--- Written exercise ---
Restate, exactly and without pictures, the lines from the start of the listing below through the line holding "import seaborn as sns".

--- Collected material ---

☆ ☆ ☆

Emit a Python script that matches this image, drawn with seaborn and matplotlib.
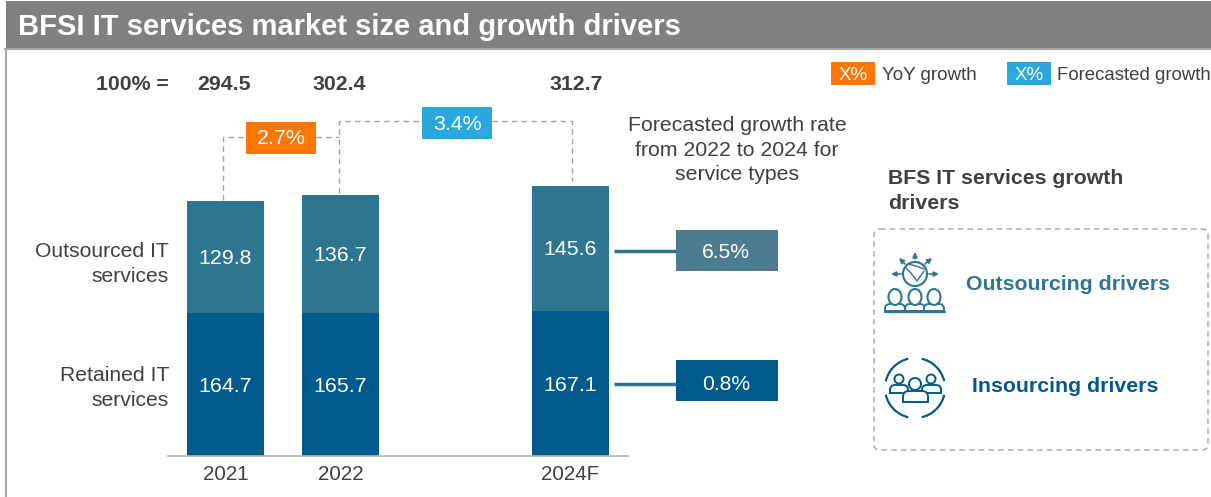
""" BFSI IT services market size and growth drivers """

import pandas as pd
import matplotlib
matplotlib.use("Agg")
import matplotlib.pyplot as plt
from matplotlib.patches import Rectangle, FancyBboxPatch, Circle, Arc, Ellipse, PathPatch
from matplotlib.path import Path
import seaborn as sns

# Data
years = ["2021", "2022", " ", "2024F"]
bar_years = ["2021", "2022", "2024F"]
retained = [164.7, 165.7, 167.1]
outsourced = [129.8, 136.7, 145.6]
totals = [294.5, 302.4, 312.7]
segment_names = ["Retained IT\nservices", "Outsourced IT\nservices"]
yoy_growth = "2.7%"
forecast_growth = "3.4%"
type_growth = ["0.8%", "6.5%"]

# Colours
DARK = "#005A8C"
TEAL = "#2E7590"
TEAL_BOX = "#4D7C91"
ORANGE = "#FF7607"
SKY = "#29A8E0"
HEADER = "#808080"
TEXT = "#404040"
DASH = "#A6A6A6"

sns.set_theme(style="white")
plt.rcParams["font.family"] = ["Liberation Sans", "DejaVu Sans"]

W, H = 1211, 497
fig = plt.figure(figsize=(W / 100, H / 100), dpi=100, facecolor="white")

# Overlay in pixel coordinates for everything that is not a bar
over = fig.add_axes([0, 0, 1, 1], zorder=0)
over.set_xlim(0, W)
over.set_ylim(H, 0)
over.axis("off")

# Bars, the third slot is the empty gap before 2024F
y_top = 340
base_px = 455.5
scale_px = 0.8625
ax = fig.add_axes([168 / W, (H - base_px) / H, 460 / W, y_top * scale_px / H], zorder=1)
ax.patch.set_alpha(0)

df = pd.DataFrame({"year": bar_years, "retained": retained, "outsourced": outsourced})
df["total"] = df["retained"] + df["outsourced"]

sns.barplot(data=df, x="year", y="total", order=years, color=TEAL, saturation=1, width=0.67, linewidth=0, ax=ax)
sns.barplot(data=df, x="year", y="retained", order=years, color=DARK, saturation=1, width=0.67, linewidth=0, ax=ax)

ax.set_xlim(-0.5, 3.5)
ax.set_ylim(0, y_top)
ax.set_xlabel("")
ax.set_ylabel("")
ax.set_yticks([])
ax.set_xticks([0, 1, 3])
ax.set_xticklabels(bar_years)
ax.tick_params(axis="x", length=0, pad=7, labelsize=14.8, labelcolor=TEXT)
for side in ["top", "left", "right"]:
    ax.spines[side].set_visible(False)
ax.spines["bottom"].set_color("#B5B5B5")
ax.spines["bottom"].set_linewidth(1.2)

for pos, r, o in zip([0, 1, 3], retained, outsourced):
    ax.annotate(f"{r}", (pos, r / 2), xytext=(0, -1.5), textcoords="offset points",
                color="white", fontsize=15.4, ha="center", va="center")
    ax.annotate(f"{o}", (pos, r + o / 2), xytext=(0, -1), textcoords="offset points",
                color="white", fontsize=15.4, ha="center", va="center")

# Header band and frame
over.add_patch(Rectangle((6, 1), W - 6, 47, color=HEADER, lw=0))
over.plot([5, W], [49, 49], color="#A6A6A6", lw=1.5)
over.plot([6, 6], [49, H], color="#A6A6A6", lw=1.5)
over.text(18, 27, "BFSI IT services market size and growth drivers", color="white",
          fontsize=21, fontweight="bold", ha="left", va="center")

# Totals row
over.text(169, 85, "100% =", color=TEXT, fontsize=15.3, fontweight="bold", ha="right", va="center")
for px, t in zip([223.5, 339, 576], totals):
    over.text(px, 85, f"{t}", color=TEXT, fontsize=15.3, fontweight="bold", ha="center", va="center")

# Dashed growth connectors
dash = dict(color=DASH, lw=1, ls=(0, (4, 3)))
over.plot([223, 223, 246], [200, 137, 137], **dash)
over.plot([316, 339], [137, 137], **dash)
over.plot([339, 339, 422], [193, 121, 121], **dash)
over.plot([492, 572, 572], [121, 121, 181], **dash)

over.add_patch(Rectangle((246, 122), 70, 32, color=ORANGE, lw=0))
over.text(281, 139, yoy_growth, color="white", fontsize=15.4, ha="center", va="center")
over.add_patch(Rectangle((422, 107), 70, 32, color=SKY, lw=0))
over.text(457, 124, forecast_growth, color="white", fontsize=15.4, ha="center", va="center")

# Legend
over.add_patch(Rectangle((831, 62), 44, 23, color=ORANGE, lw=0))
over.text(853, 75, "X%", color="white", fontsize=13.5, ha="center", va="center")
over.text(882, 75, "YoY growth", color=TEXT, fontsize=13.6, ha="left", va="center")
over.add_patch(Rectangle((1007, 62), 44, 23, color=SKY, lw=0))
over.text(1029, 75, "X%", color="white", fontsize=13.5, ha="center", va="center")
over.text(1057, 75, "Forecasted growth", color=TEXT, fontsize=13.4, ha="left", va="center")

# Segment names on the left
over.text(169, 264, segment_names[1], color=TEXT, fontsize=15.2, ha="right", va="center", linespacing=1.36)
over.text(169, 388, segment_names[0], color=TEXT, fontsize=15.2, ha="right", va="center", linespacing=1.36)

# Growth per service type
over.text(737, 150, "Forecasted growth rate\nfrom 2022 to 2024 for\nservice types", color=TEXT,
          fontsize=15.3, ha="center", va="center", linespacing=1.38)
over.plot([614, 676], [251, 251], color=TEAL, lw=2.5, solid_capstyle="butt")
over.plot([614, 676], [384, 384], color=TEAL, lw=2.5, solid_capstyle="butt")
over.add_patch(Rectangle((676, 230), 102, 41, color=TEAL_BOX, lw=0))
over.text(726, 252, type_growth[1], color="white", fontsize=15.2, ha="center", va="center")
over.add_patch(Rectangle((676, 360), 102, 41, color=DARK, lw=0))
over.text(726, 384, type_growth[0], color="white", fontsize=15.2, ha="center", va="center")

# Drivers panel
over.text(888, 191, "BFS IT services growth\ndrivers", color=TEXT, fontsize=15.3, fontweight="bold",
          ha="left", va="center", linespacing=1.36)
over.add_patch(FancyBboxPatch((874, 229), 334, 221, boxstyle="round,pad=0,rounding_size=6",
                              fc="none", ec=DASH, lw=1, ls=(0, (4, 3))))
over.text(966, 284, "Outsourcing drivers", color=TEAL, fontsize=15.3, fontweight="bold", ha="left", va="center")
over.text(972, 387, "Insourcing drivers", color=DARK, fontsize=15.3, fontweight="bold", ha="left", va="center")


# Outline body with a rounded top, used by both icons
def shoulders(x0, x1, top, bottom, r, color, lw=1.4):
    verts = [(x0, bottom), (x0, top + r), (x0, top), (x0 + r, top), (x1 - r, top), (x1, top), (x1, top + r),
             (x1, bottom), (x0, bottom)]
    codes = [Path.MOVETO, Path.LINETO, Path.CURVE3, Path.CURVE3, Path.LINETO, Path.CURVE3, Path.CURVE3,
             Path.LINETO, Path.CLOSEPOLY]
    over.add_patch(PathPatch(Path(verts, codes), fc="white", ec=color, lw=lw))


# Outsourcing icon: globe with arrows over three people
over.add_patch(Circle((915, 274), 12, fc="none", ec=TEAL, lw=1.5))
over.plot([905, 911, 917, 924], [267, 273, 281, 271], color=TEAL, lw=1)
over.plot([908, 916, 924], [264, 266, 269], color=TEAL, lw=1)
for x0, y0, x1, y1 in [(915, 259, 915, 252), (905, 264, 899, 258), (925, 264, 932, 258),
                       (901, 274, 891, 274), (929, 274, 939, 274)]:
    over.annotate("", xy=(x1, y1), xytext=(x0, y0),
                  arrowprops=dict(arrowstyle="-|>", color=TEAL, lw=1.2, mutation_scale=7, shrinkA=0, shrinkB=0))
for cx in [895, 915, 934]:
    shoulders(cx - 10, cx + 10, 304, 311, 5, TEAL)
    over.add_patch(Ellipse((cx, 297), 13, 16, fc="white", ec=TEAL, lw=1.5))
over.plot([885, 945], [311.5, 311.5], color=TEAL, lw=1.6)

# Insourcing icon: three people inside a broken ring
for start in [13, 103, 193, 283]:
    over.add_patch(Arc((915, 388), 60, 60, theta1=start, theta2=start + 64, color=DARK, lw=1.6))
shoulders(890, 908, 385, 393, 5, DARK)
shoulders(922, 941, 385, 393, 5, DARK)
over.add_patch(Circle((899, 379), 4.5, fc="white", ec=DARK, lw=1.4))
over.add_patch(Circle((931, 379), 4.5, fc="white", ec=DARK, lw=1.4))
shoulders(903, 928, 391, 402, 6, DARK)
over.add_patch(Circle((915, 384), 6, fc="white", ec=DARK, lw=1.4))

fig.savefig("out.png", dpi=100, facecolor="white")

☆ ☆ ☆

--- Result below ---
Emit a Python script that matches this image, drawn with seaborn and matplotlib.
""" BFSI IT services market size and growth drivers """

import pandas as pd
import matplotlib
matplotlib.use("Agg")
import matplotlib.pyplot as plt
from matplotlib.patches import Rectangle, FancyBboxPatch, Circle, Arc, Ellipse, PathPatch
from matplotlib.path import Path
import seaborn as sns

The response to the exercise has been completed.